● SET PROBLEM
Every line below is to be copied exactly, with the pictures left out.

-------- DATA SHOWN

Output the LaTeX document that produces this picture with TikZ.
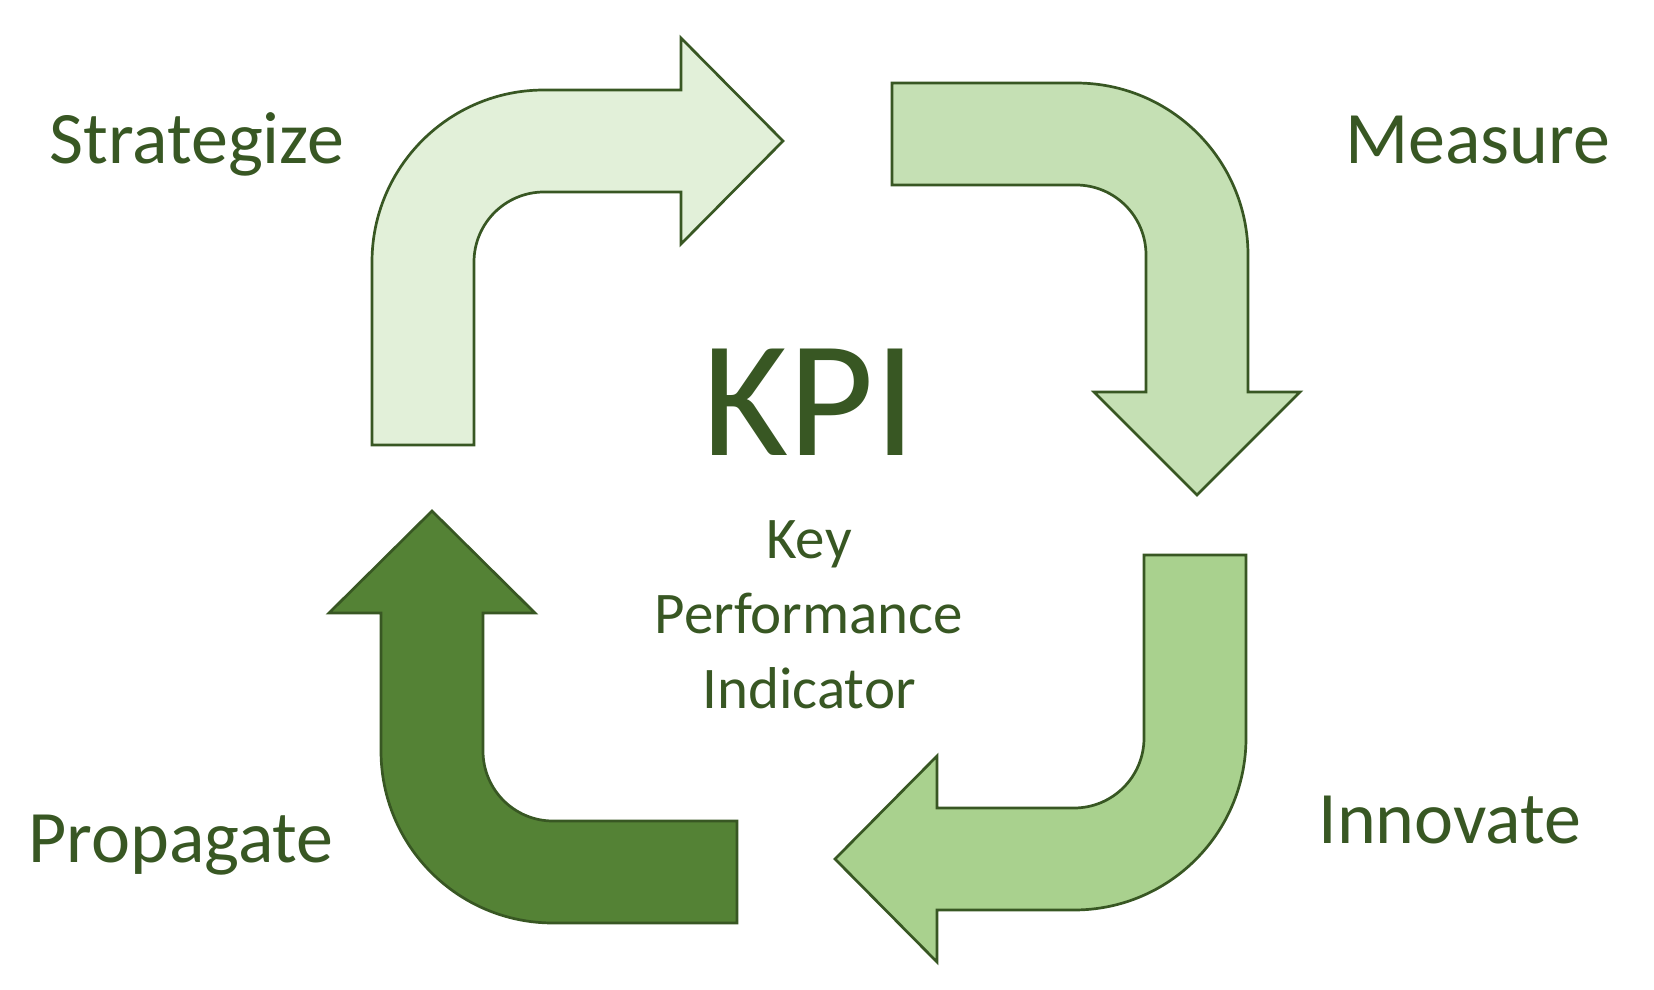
\documentclass[tikz,border=0pt]{standalone}
\usepackage{fontspec}
\setmainfont{Carlito}
\usepackage{tikz}
\usetikzlibrary{positioning}

\definecolor{kpidark}{HTML}{385723}
\definecolor{kpiA}{HTML}{E2F0D9}
\definecolor{kpiB}{HTML}{C5E0B4}
\definecolor{kpiC}{HTML}{A9D18E}
\definecolor{kpiD}{HTML}{548235}

\begin{document}
\begin{tikzpicture}[x=0.5pt,y=-0.5pt,
		bentarrow/.style={draw=kpidark, line width=1.35pt, line join=miter},
		steplabel/.style={text=kpidark, font=\fontsize{37}{44}\selectfont, anchor=base west, inner sep=0pt},
		subline/.style={text=kpidark, font=\fontsize{29.5}{34}\selectfont, anchor=base, inner sep=0pt}]
			\useasboundingbox (0,0) rectangle (1654,990);
			
			% Pfeil oben links
			\draw[bentarrow, fill=kpiA] (372,445) -- (372,262) arc(180:270:172) -- (681,90) -- (681,38)
				-- (783,141) -- (681,244) -- (681,192) -- (544,192) arc(270:180:70) -- (474,445) -- cycle;
			
			% Pfeil oben rechts
			\draw[bentarrow, fill=kpiB] (892,83) -- (1076,83) arc(270:360:172) -- (1248,392) -- (1300,392)
				-- (1197,495) -- (1094,392) -- (1146,392) -- (1146,255) arc(360:270:70) -- (892,185) -- cycle;
			
			% Pfeil unten rechts
			\draw[bentarrow, fill=kpiC] (1144,555) -- (1246,555) -- (1246,738) arc(0:90:172) -- (937,910)
				-- (937,962) -- (835,859) -- (937,756) -- (937,808) -- (1074,808) arc(90:0:70) -- cycle;
			
			% Pfeil unten links
			\draw[bentarrow, fill=kpiD] (737,923) -- (553,923) arc(90:180:172) -- (381,613) -- (329,613)
				-- (432,511) -- (535,613) -- (483,613) -- (483,751) arc(180:90:70) -- (737,821) -- cycle;
			
			% Beschriftungen
			\node[steplabel] (strat) at (49,163) {Strategize};
			\node[steplabel] (meas) at (1345,163) {Measure};
			\node[steplabel] (innov) at (1318,843) {Innovate};
			\node[steplabel] (prop) at (28,862) {Propagate};
			
			% Mitte
			\node[text=kpidark, font=\fontsize{83}{100}\selectfont, anchor=base, inner sep=0pt] (kpi) at (809,455) {KPI};
			\node[subline] (key) at (809,558) {Key};
			\node[subline] (perf) at (809,633) {Performance};
			\node[subline] (ind) at (809,708) {Indicator};
		\end{tikzpicture}
\end{document}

----------------

● THE OUTPUT
Output the LaTeX document that produces this picture with TikZ.
\documentclass[tikz,border=0pt]{standalone}
\usepackage{fontspec}
\setmainfont{Carlito}
\usepackage{tikz}
\usetikzlibrary{positioning}

\definecolor{kpidark}{HTML}{385723}
\definecolor{kpiA}{HTML}{E2F0D9}
\definecolor{kpiB}{HTML}{C5E0B4}
\definecolor{kpiC}{HTML}{A9D18E}
\definecolor{kpiD}{HTML}{548235}

\begin{document}
\begin{tikzpicture}[x=0.5pt,y=-0.5pt,
		bentarrow/.style={draw=kpidark, line width=1.35pt, line join=miter},
		steplabel/.style={text=kpidark, font=\fontsize{37}{44}\selectfont, anchor=base west, inner sep=0pt},
		subline/.style={text=kpidark, font=\fontsize{29.5}{34}\selectfont, anchor=base, inner sep=0pt}]
			\useasboundingbox (0,0) rectangle (1654,990);
			
			% Pfeil oben links
			\draw[bentarrow, fill=kpiA] (372,445) -- (372,262) arc(180:270:172) -- (681,90) -- (681,38)
				-- (783,141) -- (681,244) -- (681,192) -- (544,192) arc(270:180:70) -- (474,445) -- cycle;
			
			% Pfeil oben rechts
			\draw[bentarrow, fill=kpiB] (892,83) -- (1076,83) arc(270:360:172) -- (1248,392) -- (1300,392)
				-- (1197,495) -- (1094,392) -- (1146,392) -- (1146,255) arc(360:270:70) -- (892,185) -- cycle;
			
			% Pfeil unten rechts
			\draw[bentarrow, fill=kpiC] (1144,555) -- (1246,555) -- (1246,738) arc(0:90:172) -- (937,910)
				-- (937,962) -- (835,859) -- (937,756) -- (937,808) -- (1074,808) arc(90:0:70) -- cycle;
			
			% Pfeil unten links
			\draw[bentarrow, fill=kpiD] (737,923) -- (553,923) arc(90:180:172) -- (381,613) -- (329,613)
				-- (432,511) -- (535,613) -- (483,613) -- (483,751) arc(180:90:70) -- (737,821) -- cycle;
			
			% Beschriftungen
			\node[steplabel] (strat) at (49,163) {Strategize};
			\node[steplabel] (meas) at (1345,163) {Measure};
			\node[steplabel] (innov) at (1318,843) {Innovate};
			\node[steplabel] (prop) at (28,862) {Propagate};
			
			% Mitte
			\node[text=kpidark, font=\fontsize{83}{100}\selectfont, anchor=base, inner sep=0pt] (kpi) at (809,455) {KPI};
			\node[subline] (key) at (809,558) {Key};
			\node[subline] (perf) at (809,633) {Performance};
			\node[subline] (ind) at (809,708) {Indicator};
		\end{tikzpicture}
\end{document}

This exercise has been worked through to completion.